Revisiting mime-types and file extensions
Michel Fortin
michel.fortin at michelf.com
Sat Jun 16 09:20:16 EDT 2007
Le 2007-06-15 à 19:49, Phil Mocek a écrit :
>> Specifically, what happens if I change the page URL to PHP
>> Markdown Extra some day?
>
> You'll create many broken links, causing trouble for everyone
> who has ever linked to your page. Please don't do that.
Redirection can handle older links fine. The question is: will people
begin to use the new URL as the profile? will tools need to be aware
the two URLs are aliases? Note that this is already a problem since
there is *two* URLs for that page, one with "www" in the domain and
one without.
The general idea is that the name is likely to be meaningful longer
than the URL. I can't guaranty the URL will hold indefinitely; bad
things happen sometime. But Markdown Extra, the syntax's name,
already has it's own [Wikipedia entry][1]. It's also much easier to
remember "Markdown Extra" -- or "text/x-markdown.extra" -- than a URL
and the syntax for writing the profile attribute in the MIME type.

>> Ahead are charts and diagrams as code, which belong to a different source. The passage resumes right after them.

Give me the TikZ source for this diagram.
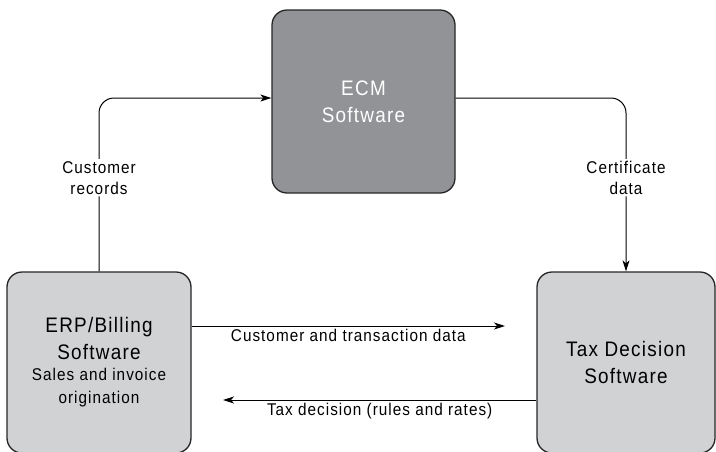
\documentclass[tikz,border=0pt]{standalone}
\usepackage{fontspec}
\setmainfont[FakeStretch=0.9,LetterSpace=6]{Liberation Sans}
\usetikzlibrary{arrows.meta}

\definecolor{ecmgray}{RGB}{146,147,151}
\definecolor{boxgray}{RGB}{209,210,212}
\newcommand{\erpsub}{\fontsize{17}{22}\selectfont}

\tikzset{
  sysbox/.style={draw=black!85, line width=1.3pt, rounded corners=15pt,
    minimum width=184pt, minimum height=181pt, align=center,
    font=\fontsize{21}{27}\selectfont},
  flow/.style={line width=1pt, rounded corners=15pt,
    -{Stealth[length=11pt,width=7pt,inset=3pt]}},
  lbl/.style={font=\fontsize{17}{21}\selectfont, align=center, inner sep=2pt},
}

\begin{document}
\begin{tikzpicture}[x=1pt,y=-1pt]
  \useasboundingbox (0,0) rectangle (716,451);

  % --- Systems ---
  \node[sysbox, fill=ecmgray, text=white, minimum width=183pt, minimum height=183pt]
    (ecm) at (363.5,101.5) {ECM\\Software};
  \node[sysbox, fill=boxgray] (erp) at (99,362.5)
    {ERP/Billing\\Software\\[-6pt]\erpsub Sales and invoice\\[-4pt]\erpsub origination};
  \node[sysbox, fill=boxgray, minimum width=178pt] (tax) at (626,362.5)
    {Tax Decision\\Software};

  % --- Flows over the top ---
  \draw[flow] (erp.north) |- node[lbl, pos=0.27, fill=white] (custrec)
    {Customer\\records} ([yshift=3.5pt]ecm.west);
  \draw[flow] ([yshift=3.5pt]ecm.east) -| node[lbl, pos=0.73, fill=white] (certdata)
    {Certificate\\data} (tax.north);

  % --- Flows between ERP and tax engine ---
  \coordinate (cdend) at (505,326);
  \draw[flow] (erp.east |- cdend) -- node[lbl, below=1pt] (cdlbl)
    {Customer and transaction data} (cdend);

  \coordinate (tdend) at (223,400);
  \draw[flow] (tax.west |- tdend) -- node[lbl, below=1pt] (tdlbl)
    {Tax decision (rules and rates)} (tdend);
\end{tikzpicture}
\end{document}
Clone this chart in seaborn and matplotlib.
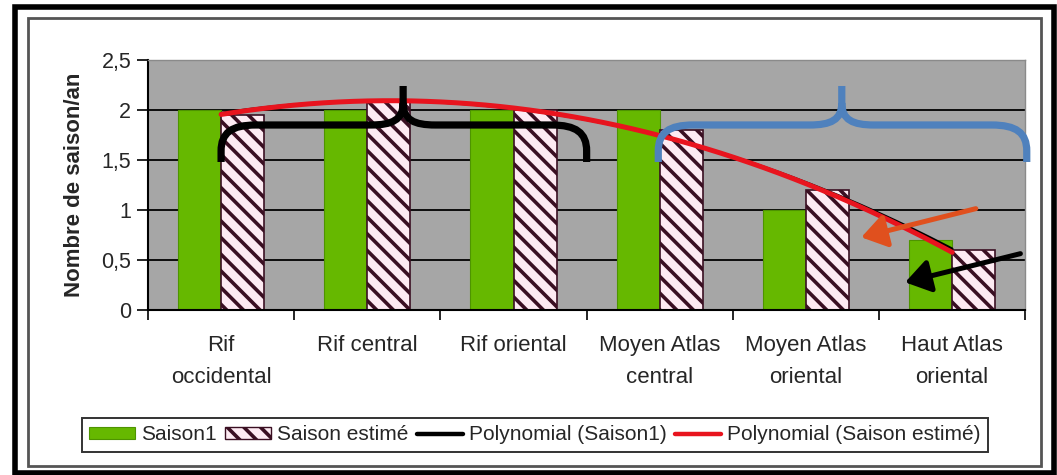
import numpy as np
import pandas as pd
import matplotlib
matplotlib.use("Agg")
import matplotlib.pyplot as plt
import seaborn as sns
from matplotlib.patches import Patch, Rectangle, FancyArrowPatch, PathPatch
from matplotlib.lines import Line2D
from matplotlib.path import Path

# --- data -------------------------------------------------------------
regions = ["Rif\noccidental", "Rif central", "Rif oriental",
           "Moyen Atlas\ncentral", "Moyen Atlas\noriental", "Haut Atlas\noriental"]
saison1 = [2.0, 2.0, 2.0, 2.0, 1.0, 0.7]
saison_estime = [1.95, 2.1, 2.0, 1.8, 1.2, 0.6]
series_names = ["Saison1", "Saison estimé"]
y_ticks = [0, 0.5, 1, 1.5, 2, 2.5]
y_tick_labels = ["0", "0,5", "1", "1,5", "2", "2,5"]
legend_labels = ["Saison1", "Saison estimé", "Polynomial (Saison1)",
                 "Polynomial (Saison estimé)"]

# --- style ------------------------------------------------------------
GREEN = "#66b800"
PINK = "#fdeaf2"
STRIPE = "#3a0f22"
PLOT_BG = "#a6a6a6"
RED = "#e8141e"
BLUE = "#4f81bd"
ORANGE = "#e0501e"
HATCH = "\\\\"

sns.set_style("white")
plt.rcParams["font.family"] = ["Liberation Sans", "DejaVu Sans"]
plt.rcParams["hatch.linewidth"] = 2.6

df = pd.DataFrame({
    "region": regions * 2,
    "value": saison1 + saison_estime,
    "serie": [series_names[0]] * len(regions) + [series_names[1]] * len(regions),
})

fig = plt.figure(figsize=(10.57, 4.75), dpi=100)
ax = fig.add_axes([0.140, 0.3474, 0.830, 0.5263])
ax.set_facecolor(PLOT_BG)

sns.barplot(data=df, x="region", y="value", hue="serie", order=regions,
            hue_order=series_names, palette=[GREEN, PINK], saturation=1,
            width=0.59, gap=0, ax=ax, legend=False, zorder=2)

for bar in ax.containers[0]:
    bar.set_edgecolor("#4e9400")
    bar.set_linewidth(0.8)
for bar in ax.containers[1]:
    bar.set_hatch(HATCH)
    bar.set_edgecolor(STRIPE)
    bar.set_linewidth(1.2)
    if hasattr(bar, "set_hatch_linewidth"):
        bar.set_hatch_linewidth(2.6)

# second-order polynomial trend lines
xpos = np.arange(len(regions))
xs = np.linspace(0, len(regions) - 1, 300)
fit1 = np.polyval(np.polyfit(xpos, saison1, 2), xs)
fit2 = np.polyval(np.polyfit(xpos, saison_estime, 2), xs)
sns.lineplot(x=xs, y=fit1, color="black", lw=2.0, ax=ax, zorder=4)
sns.lineplot(x=xs, y=fit2, color=RED, lw=3.6, ax=ax, zorder=5)

# axes
ax.set_xlim(-0.5, len(regions) - 0.5)
ax.set_ylim(0, 2.5)
ax.set_yticks(y_ticks)
ax.set_yticklabels(y_tick_labels)
ax.grid(axis="y", color="black", lw=1.3, zorder=0)
ax.set_axisbelow(True)
ax.set_xticks(xpos)
ax.set_xticklabels(regions, fontsize=16, linespacing=1.7)
ax.set_xticks(np.arange(len(regions) + 1) - 0.5, minor=True)
ax.tick_params(axis="x", which="major", length=0, pad=18)
ax.tick_params(axis="x", which="minor", length=7, width=1.2, color="black",
               direction="out", bottom=True)
ax.tick_params(axis="y", length=8, width=1.2, color="black", direction="out",
               left=True, labelsize=15.5, pad=4)
ax.set_xlabel("")
ax.set_ylabel("Nombre de saison/an", fontsize=16, fontweight="bold", labelpad=12)
for side in ("left", "bottom"):
    ax.spines[side].set_color("black")
    ax.spines[side].set_linewidth(1.5)
for side in ("top", "right"):
    ax.spines[side].set_color("#8a8a8a")
    ax.spines[side].set_linewidth(1.0)


def brace_path(x0, x1, xm, y_bar, y_end, y_top, rx, ry, rc):
    """Curly brace opening downward: rounded hooks at both ends, cusp at xm."""
    verts, codes = [], []
    verts += [(x0, y_end), (x0, y_bar - ry)]
    codes += [Path.MOVETO, Path.LINETO]
    verts += [(x0, y_bar - ry * 0.3), (x0 + rx * 0.3, y_bar), (x0 + rx, y_bar)]
    codes += [Path.CURVE4] * 3
    verts += [(xm - rc, y_bar)]
    codes += [Path.LINETO]
    verts += [(xm - rc * 0.35, y_bar), (xm, y_bar + 0.05), (xm, y_bar + 0.22)]
    codes += [Path.CURVE4] * 3
    verts += [(xm, y_top)]
    codes += [Path.LINETO]
    verts += [(xm, y_bar + 0.22)]
    codes += [Path.MOVETO]
    verts += [(xm, y_bar + 0.05), (xm + rc * 0.35, y_bar), (xm + rc, y_bar)]
    codes += [Path.CURVE4] * 3
    verts += [(x1 - rx, y_bar)]
    codes += [Path.LINETO]
    verts += [(x1 - rx * 0.3, y_bar), (x1, y_bar - ry * 0.3), (x1, y_bar - ry)]
    codes += [Path.CURVE4] * 3
    verts += [(x1, y_end)]
    codes += [Path.LINETO]
    return Path(verts, codes)


for (x0, x1, xm, col) in [(0.0, 2.50, 1.245, "black"), (2.99, 5.51, 4.245, BLUE)]:
    p = brace_path(x0, x1, xm, 1.85, 1.48, 2.24, 0.24, 0.26, 0.22)
    ax.add_patch(PathPatch(p, fill=False, ec=col, lw=5.2, capstyle="butt",
                           joinstyle="round", zorder=6, clip_on=False))

for (xa, ya, xb, yb, col) in [(5.18, 1.02, 4.36, 0.72, ORANGE),
                              (5.485, 0.57, 4.66, 0.27, "black")]:
    ax.add_patch(FancyArrowPatch((xa, ya), (xb, yb),
                                 arrowstyle="-|>,head_length=0.75,head_width=0.5",
                                 mutation_scale=20, color=col, lw=3.6,
                                 zorder=7, clip_on=False))

# legend
handles = [
    Patch(facecolor=GREEN, edgecolor="#4e9400", lw=0.8),
    Patch(facecolor=PINK, edgecolor=STRIPE, hatch=HATCH, lw=1.0),
    Line2D([], [], color="black", lw=3.2),
    Line2D([], [], color=RED, lw=3.2),
]
leg = fig.legend(handles, legend_labels, loc="center",
                 bbox_to_anchor=(535 / 1057, 1 - 435 / 475), ncol=4,
                 frameon=True, fancybox=False, fontsize=15,
                 handlelength=2.2, handleheight=0.55, handletextpad=0.3,
                 columnspacing=0.4, borderpad=0.35, borderaxespad=0)
leg.get_frame().set_edgecolor("black")
leg.get_frame().set_linewidth(1.4)

# chart frames
fig.add_artist(Rectangle((28 / 1057, 1 - 466 / 475), (1041 - 28) / 1057,
                         (466 - 18) / 475, transform=fig.transFigure,
                         fill=False, ec="#555555", lw=2.0))
fig.add_artist(Rectangle((15 / 1057, 1 - 473 / 475), (1054 - 15) / 1057,
                         (473 - 7) / 475, transform=fig.transFigure,
                         fill=False, ec="black", lw=4.0))

fig.savefig("out.png", dpi=100, facecolor="white")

[1]: http://en.wikipedia.org/wiki/Markdown_Extra
If you really want a unique and permanent URI, I can probably arrange
things so that something like this:
http://michelf.com/ref/markdown-extra
can refer to the relevant documents, as long as I maintain my site.
That'd be mostly the same as what the W3C does for XML namespaces:
put a document at that URL that points to the related specifications.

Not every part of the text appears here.